Albuquerque also started training every field officer in crisis intervention and de-escalation techniques, making it the first department to do so, the mayor said.
Police reforms “did not start when the DOJ walked in the door,” Berry said. “We’ve had a great relationship there, and that’s advancing our efforts, no question. But, for me, this has been (a priority) almost since Day One.”
The Department of Justice investigation – the findings were announced in 2014, about six months after Berry’s big re-election win the previous year – made it clear the early reforms weren’t enough.
On the use of body-worn cameras, for example, the DOJ said “the implementation has been highly inconsistent.” Federal investigators also said APD’s training academy put too much emphasis on the use of force and weapons.
“I’ll admit that we weren’t finished with those first round of reforms,” Berry said.
“But I hope people understand the effort and the willingness of their mayor to take this seriously and to try to hand it off way better than we found it.”
Berry, a former member of the state House, says he won’t seek a third term as mayor in the 2017 election, but he’s widely seen as a potential candidate for statewide office.
Brian Sanderoff, president of Research & Polling Inc., which does scientific surveys for the Journal, said the mayor “will be politically vulnerable if the city is not in substantial compliance (with the DOJ settlement) before his term ends.”
The agreement calls for an assessment in November 2016 to determine whether Albuquerque police have achieved “substantial compliance.” That’s a year before Berry’s term ends, on Nov. 30, 2017.
“I think he’ll have a feather in his cap if he can have the monitor say the city has reached compliance,” Sanderoff said.

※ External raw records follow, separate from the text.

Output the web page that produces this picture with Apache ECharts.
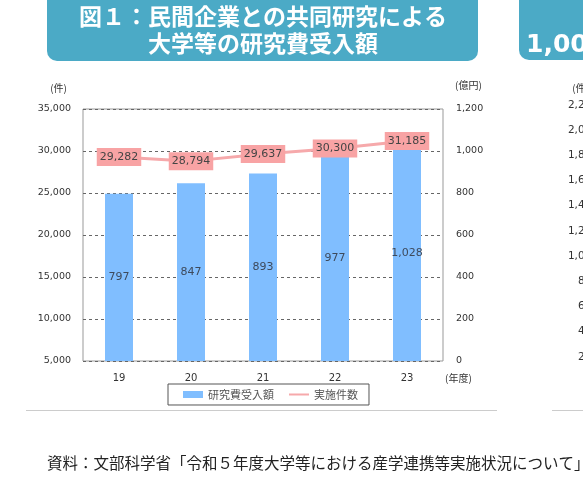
<!DOCTYPE html>
<html>
<head>
<meta charset="utf-8">
<script src="https://cdn.jsdelivr.net/npm/echarts@6/dist/echarts.min.js"></script>
<style>
  html, body { margin: 0; padding: 0; background: #fff; }
  #chart { width: 583px; height: 478px; }
</style>
</head>
<body>
<div id="chart"></div>
<script>
// Data
const years = ['19', '20', '21', '22', '23'];
const fundingOku = [797, 847, 893, 977, 1028];          // 研究費受入額 (億円), right axis
const projectCount = [29282, 28794, 29637, 30300, 31185]; // 実施件数 (件), left axis

// Axis ranges
const countAxis = { min: 5000, max: 35000, interval: 5000 };
const fundAxis = { min: 0, max: 1200, interval: 200 };
// cut-off neighbour chart on the right edge
const neighbourAxis = { min: 0, max: 2200, interval: 200 };

const titleLines = ['図１：民間企業との共同研究による', '大学等の研究費受入額'];
const sourceText = '資料：文部科学省「令和５年度大学等における産学連携等実施状況について」';

const NUM_FONT = '"DejaVu Sans", Verdana, sans-serif';
const JP_FONT = '"Noto Sans CJK JP", "Noto Sans", sans-serif';

const fmt = v => Number(v).toLocaleString('en-US');

const chart = echarts.init(document.getElementById('chart'));

const option = {
    backgroundColor: '#fff',
    animation: false,
    grid: [
        { left: 83, top: 109, width: 360, height: 252, show: true, borderColor: '#999', borderWidth: 1 },
        { left: 604, top: 105, width: 100, height: 277 }
    ],
    legend: {
        left: 168,
        top: 384,
        padding: [5, 11, 5, 15],
        itemGap: 15,
        itemWidth: 20,
        itemHeight: 7,
        borderColor: '#555',
        borderWidth: 1,
        textStyle: { fontSize: 11, color: '#555', fontFamily: JP_FONT },
        data: [
            { name: '研究費受入額', icon: 'rect' },
            { name: '実施件数', icon: 'path://M0,0 H40 V4 H0 Z' }
        ]
    },
    xAxis: [
        {
            type: 'category',
            gridIndex: 0,
            data: years,
            name: '(年度)',
            nameLocation: 'end',
            nameGap: 2,
            nameTextStyle: { fontSize: 10, color: '#333', fontFamily: JP_FONT, verticalAlign: 'top', padding: [12, 0, 0, 0] },
            axisLine: { show: false },
            axisTick: { show: false },
            axisLabel: { margin: 12, fontSize: 10, color: '#333', fontFamily: NUM_FONT }
        },
        { type: 'category', gridIndex: 1, data: [''], show: false }
    ],
    yAxis: [
        {
            type: 'value',
            gridIndex: 0,
            min: countAxis.min,
            max: countAxis.max,
            interval: countAxis.interval,
            name: '(件)',
            nameLocation: 'end',
            nameGap: 16,
            nameTextStyle: { fontSize: 10, color: '#333', fontFamily: JP_FONT, align: 'right', padding: [0, 16, 0, 0] },
            axisLine: { show: false },
            axisTick: { show: false },
            axisLabel: { margin: 12, fontSize: 9.5, color: '#333', fontFamily: NUM_FONT, formatter: fmt },
            splitLine: { show: true, lineStyle: { color: '#666', width: 1, type: [3, 3] } }
        },
        {
            type: 'value',
            gridIndex: 0,
            position: 'right',
            min: fundAxis.min,
            max: fundAxis.max,
            interval: fundAxis.interval,
            name: '(億円)',
            nameLocation: 'end',
            nameGap: 19,
            nameTextStyle: { fontSize: 10, color: '#333', fontFamily: JP_FONT, align: 'left', padding: [0, 0, 0, 12] },
            axisLine: { show: false },
            axisTick: { show: false },
            axisLabel: { margin: 13, fontSize: 9.5, color: '#333', fontFamily: NUM_FONT, formatter: fmt },
            splitLine: { show: false }
        },
        {
            type: 'value',
            gridIndex: 1,
            min: neighbourAxis.min,
            max: neighbourAxis.max,
            interval: neighbourAxis.interval,
            name: '(件)',
            nameLocation: 'end',
            nameGap: 12,
            nameTextStyle: { fontSize: 10, color: '#333', fontFamily: JP_FONT, align: 'right', padding: [0, 15, 0, 0] },
            axisLine: { show: false },
            axisTick: { show: false },
            axisLabel: { margin: 6, fontSize: 10.5, color: '#333', fontFamily: NUM_FONT, formatter: fmt, hideOverlap: false },
            splitLine: { show: false }
        }
    ],
    series: [
        {
            name: '研究費受入額',
            type: 'bar',
            xAxisIndex: 0,
            yAxisIndex: 1,
            barWidth: 28,
            data: fundingOku,
            itemStyle: { color: '#80BEFF' },
            label: {
                show: true,
                position: 'inside',
                fontSize: 11,
                color: '#3d4a5c',
                fontFamily: NUM_FONT,
                formatter: p => fmt(p.value)
            }
        },
        {
            name: '実施件数',
            type: 'line',
            xAxisIndex: 0,
            yAxisIndex: 0,
            data: projectCount,
            color: '#F6A9AB',
            lineStyle: { color: '#F6A9AB', width: 3 },
            symbol: 'circle',
            symbolSize: 1,
            showSymbol: true,
            itemStyle: { color: '#F6A9AB' },
            z: 5,
            label: {
                show: true,
                position: 'inside',
                fontSize: 11,
                color: '#444',
                fontFamily: NUM_FONT,
                backgroundColor: '#F8A3A4',
                padding: [4, 3, 3, 3],
                formatter: p => fmt(p.value)
            }
        }
    ],
    graphic: [
        {
            type: 'rect',
            shape: { x: 47, y: -12, width: 431, height: 73, r: 10 },
            style: { fill: '#4BAAC6' }
        },
        {
            type: 'text',
            x: 263, y: 16,
            style: { text: titleLines[0], fill: '#fff', font: 'bold 23px ' + JP_FONT, align: 'center', verticalAlign: 'middle' }
        },
        {
            type: 'text',
            x: 263, y: 43,
            style: { text: titleLines[1], fill: '#fff', font: 'bold 23px ' + JP_FONT, align: 'center', verticalAlign: 'middle' }
        },
        {
            type: 'rect',
            shape: { x: 519, y: -12, width: 100, height: 72, r: 10 },
            style: { fill: '#4BAAC6' }
        },
        {
            type: 'text',
            x: 526, y: 45,
            style: { text: '1,000', fill: '#fff', font: 'bold 25px ' + NUM_FONT, verticalAlign: 'middle' }
        },
        {
            type: 'line',
            shape: { x1: 26, y1: 410.5, x2: 497, y2: 410.5 },
            style: { stroke: '#ccc', lineWidth: 1 },
            z: -1
        },
        {
            type: 'line',
            shape: { x1: 552, y1: 410.5, x2: 583, y2: 410.5 },
            style: { stroke: '#ccc', lineWidth: 1 },
            z: -1
        },
        {
            type: 'text',
            x: 47, y: 463,
            style: { text: sourceText, fill: '#222', font: '15.5px ' + JP_FONT, verticalAlign: 'middle' }
        }
    ]
};

chart.setOption(option);
</script>
</body>
</html>
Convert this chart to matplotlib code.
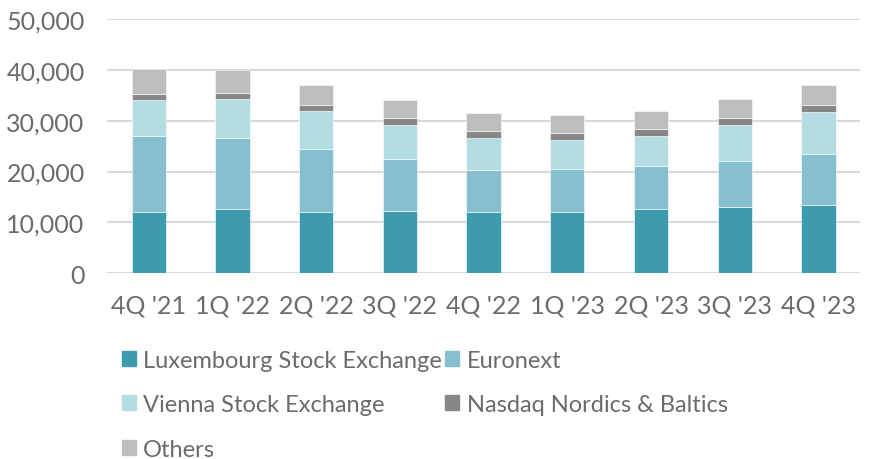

Even some critics of the mayor’s handling of APD say they expect the reforms to succeed.
“I don’t think the outcomes are going to live up to our expectations – our high expectations – but I think there is a will within the department to generally reform the way officers are using force,” ACLU NM executive director Simonson said.
The DOJ settlement calls for the city to try to come into full compliance within four years, or by November 2018.
The Greater Albuquerque Chamber of Commerce said things are on the right track and Berry “should not let up.”
The mayor “faced the investigation and the findings head-on, and has worked hard to pull together the funding and support to implement the improvements outlined in the consent decree,” said Terri Cole, the chamber’s president and CEO.
City Council President Dan Lewis, a Republican, provided a rather neutral appraisal of Berry’s performance and the outlook for APD.
“It’s not my job to defend the mayor,” he said, “and I don’t feel the need to pile on criticism. I’m focused on what Albuquerque can be in the future if we make the best decisions, regardless of what this administration does.”
Looking ahead, the mayor says he is trying to calibrate the city’s police reform efforts to maximize their effectiveness – neither doing too much nor too little.
“I’ve tried not to politicize it,” Berry said. “I’ve tried not to overswing. I’ve tried not to underswing. … We want to do this right, and doing it right is never doing it easy and it’s never doing it fast.”
Ultimately, he said, the public will judge whether he got it right.